= Allegations of misappropriations related to the Iraq War =

==Official investigations==
In July 2008, the United States Department of Justice investigated around 900 cases of alleged fraud committed by contractors. Similarly, the Defense Contract Audit Agency uncovered $10 billion in questionable Iraq contracts, and a US audit found that the occupation authority had lost track of reconstruction funds totalling nearly $9 billion.

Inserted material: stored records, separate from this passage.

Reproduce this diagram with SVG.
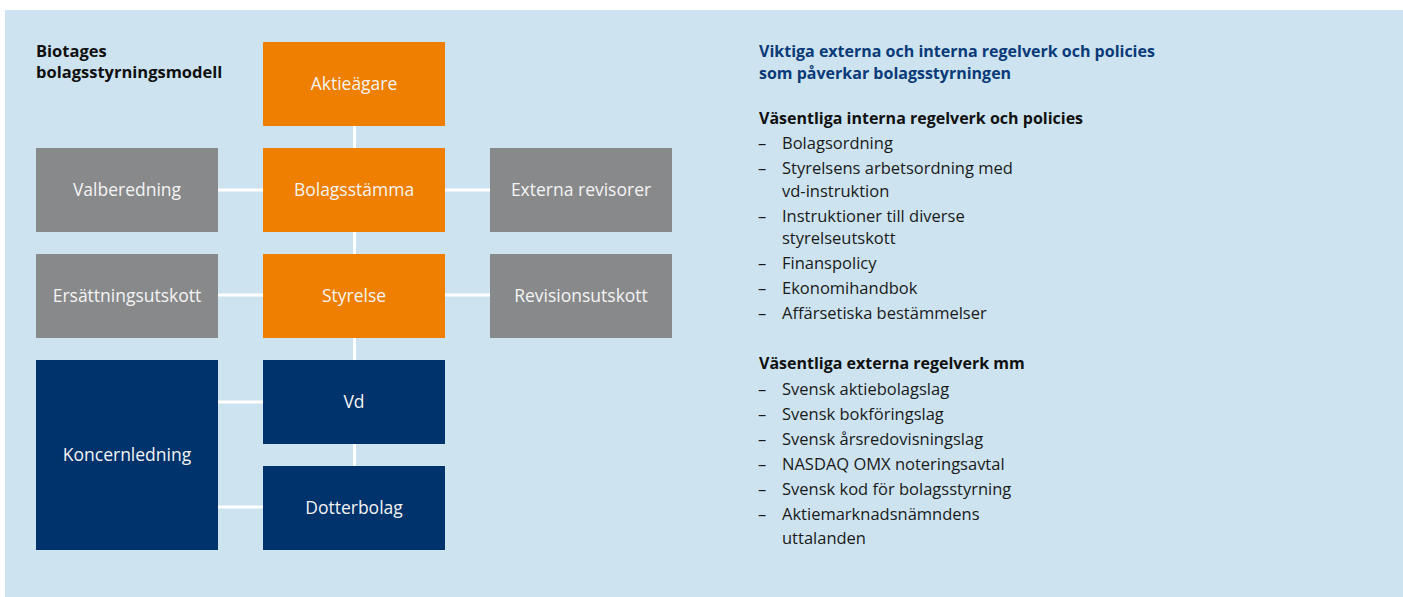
<svg xmlns="http://www.w3.org/2000/svg" width="1403" height="597" viewBox="0 0 1403 597">
<style>
.bg{fill:#cde4f0}
.or{fill:#ee7f00}
.gr{fill:#88898b}
.nv{fill:#00326b}
.lbl{font-family:"Open Sans","Liberation Sans",sans-serif;font-size:17.5px;fill:#f4f4f4;text-anchor:middle}
.conn{stroke:#ffffff;stroke-width:3;fill:none}
.title{font-family:"Open Sans","Liberation Sans",sans-serif;font-size:16.5px;font-weight:bold;fill:#111111}
.head{font-family:"Open Sans","Liberation Sans",sans-serif;font-size:16px;font-weight:bold;fill:#0a3a78}
.sub{font-family:"Open Sans","Liberation Sans",sans-serif;font-size:16px;font-weight:bold;fill:#111111}
.item{font-family:"Open Sans","Liberation Sans",sans-serif;font-size:16.5px;fill:#1a1a1a}
</style>
<rect class="bg" x="5" y="10" width="1398" height="587"/>
<g id="connectors">
<line class="conn" x1="354.5" y1="126" x2="354.5" y2="466"/>
<line class="conn" x1="218" y1="190" x2="263" y2="190"/>
<line class="conn" x1="445" y1="190" x2="490" y2="190"/>
<line class="conn" x1="218" y1="295" x2="263" y2="295"/>
<line class="conn" x1="445" y1="295" x2="490" y2="295"/>
<line class="conn" x1="218" y1="402" x2="263" y2="402"/>
<line class="conn" x1="218" y1="507" x2="263" y2="507"/>
</g>
<g id="title"><text class="title" x="36" y="57">Biotages</text><text class="title" x="36" y="78">bolagsstyrningsmodell</text></g>
<g id="aktieagare"><rect class="or" x="263" y="42" width="182" height="84"/><text class="lbl" x="354" y="90">Aktieägare</text></g>
<g id="bolagsstamma"><rect class="or" x="263" y="148" width="182" height="84"/><text class="lbl" x="354" y="196">Bolagsstämma</text></g>
<g id="valberedning"><rect class="gr" x="36" y="148" width="182" height="84"/><text class="lbl" x="127" y="196">Valberedning</text></g>
<g id="externa-revisorer"><rect class="gr" x="490" y="148" width="182" height="84"/><text class="lbl" x="581" y="196">Externa revisorer</text></g>
<g id="styrelse"><rect class="or" x="263" y="254" width="182" height="84"/><text class="lbl" x="354" y="302">Styrelse</text></g>
<g id="ersattningsutskott"><rect class="gr" x="36" y="254" width="182" height="84"/><text class="lbl" x="127" y="302">Ersättningsutskott</text></g>
<g id="revisionsutskott"><rect class="gr" x="490" y="254" width="182" height="84"/><text class="lbl" x="581" y="302">Revisionsutskott</text></g>
<g id="vd"><rect class="nv" x="263" y="360" width="182" height="84"/><text class="lbl" x="354" y="408">Vd</text></g>
<g id="dotterbolag"><rect class="nv" x="263" y="466" width="182" height="84"/><text class="lbl" x="354" y="514">Dotterbolag</text></g>
<g id="koncernledning"><rect class="nv" x="36" y="360" width="182" height="190"/><text class="lbl" x="127" y="461">Koncernledning</text></g>
<g id="regelverk">
<text class="head" x="759" y="57">Viktiga externa och interna regelverk och policies</text>
<text class="head" x="759" y="79">som påverkar bolagsstyrningen</text>
<text class="sub" x="759" y="124">Väsentliga interna regelverk och policies</text>
<text class="item" x="758" y="149">–</text><text class="item" x="782" y="149">Bolagsordning</text>
<text class="item" x="758" y="174">–</text><text class="item" x="782" y="174">Styrelsens arbetsordning med</text>
<text class="item" x="782" y="197">vd-instruktion</text>
<text class="item" x="758" y="222">–</text><text class="item" x="782" y="222">Instruktioner till diverse</text>
<text class="item" x="782" y="244">styrelseutskott</text>
<text class="item" x="758" y="269">–</text><text class="item" x="782" y="269">Finanspolicy</text>
<text class="item" x="758" y="294">–</text><text class="item" x="782" y="294">Ekonomihandbok</text>
<text class="item" x="758" y="319">–</text><text class="item" x="782" y="319">Affärsetiska bestämmelser</text>
<text class="sub" x="759" y="369">Väsentliga externa regelverk mm</text>
<text class="item" x="758" y="395">–</text><text class="item" x="782" y="395">Svensk aktiebolagslag</text>
<text class="item" x="758" y="420">–</text><text class="item" x="782" y="420">Svensk bokföringslag</text>
<text class="item" x="758" y="445">–</text><text class="item" x="782" y="445">Svensk årsredovisningslag</text>
<text class="item" x="758" y="470">–</text><text class="item" x="782" y="470">NASDAQ OMX noteringsavtal</text>
<text class="item" x="758" y="495">–</text><text class="item" x="782" y="495">Svensk kod för bolagsstyrning</text>
<text class="item" x="758" y="520">–</text><text class="item" x="782" y="520">Aktiemarknadsnämndens</text>
<text class="item" x="782" y="544">uttalanden</text>
</g>
</svg>
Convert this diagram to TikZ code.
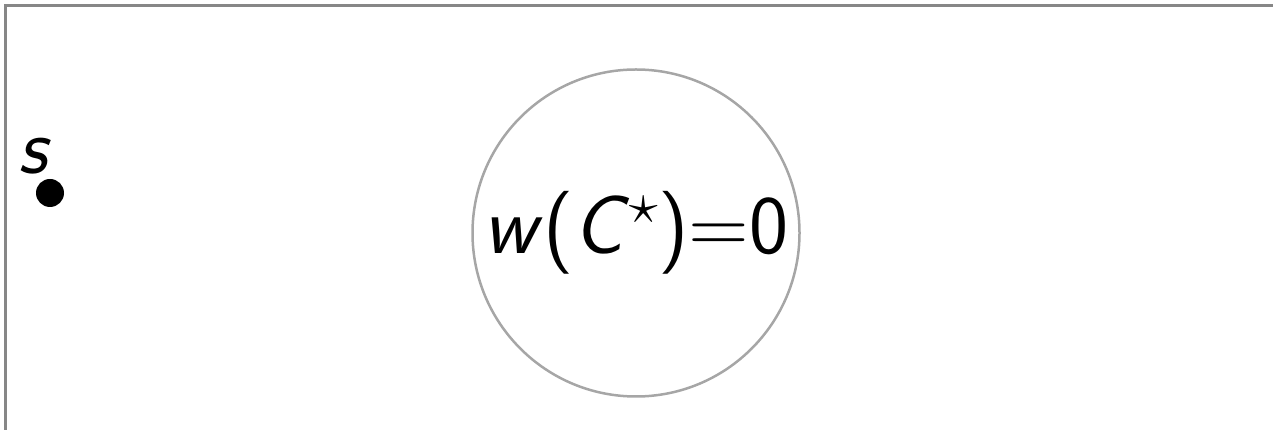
\documentclass[tikz,border=0pt]{standalone}
\usepackage{fix-cm}
\tikzset{
  frame/.style={line width=3pt, draw=black!47},
  region/.style={circle, line width=2.5pt, draw=black!35, minimum size=327pt, inner sep=0pt},
  vertex/.style={circle, fill=black, minimum size=28pt, inner sep=0pt},
  lbl/.style={font=\fontsize{80}{90}\selectfont\sffamily\slshape, inner sep=0pt}
}
\begin{document}
\begin{tikzpicture}[x=1pt,y=1pt]
\useasboundingbox (0,0) rectangle (1273,430);
\coordinate (fb) at (5.5,-5);
\coordinate (fc) at (5.5,424.5);
\coordinate (fr) at (1280,424.5);
\draw[frame] (fb) -- (fc) -- (fr);
\node[vertex] (s) at (50,237) {};
\node[lbl, anchor=base east] (sl) at (47,256) {s};
\node[region] (c) at (636,197) {};
\node[font=\fontsize{83}{90}\selectfont\sffamily, inner sep=0pt] (t) at (636,197) {\textsl{w}(\textsl{C}\raisebox{0.36em}{\fontsize{58}{60}\selectfont$\star$})=0};
\end{tikzpicture}
\end{document}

Henry Waxman, then Chairman of the United States House of Representatives Committee on Oversight and Government Reform, said, "The money that's gone into waste, fraud and abuse under these contracts is just so outrageous, it's egregious. It may well turn out to be the largest war profiteering in history."

==Media investigations==
$12 billion in U.S. currency was transported from the Federal Reserve to Baghdad in April 2003 and June 2004, where it was dispensed by the Coalition Provisional Authority. A Vanity Fair magazine report concluded that of this sum, "at least $9 billion has gone missing".

Dispatches: Iraq's Missing Billions, produced by Guardian Films (March 20, 2006).

A blog on Huffington Post alleged that there "immunized foreign contractors" were involved. US courts issued gag orders that prevent the prosecution or defense from discussing the allegations. The orders apply to 70 court cases against some top US contractors.

==Missing UN funds==
At the start of the Iraq war, the United Nations awarded $23 billion of Iraqi money to the US-led coalition to re-develop Iraq.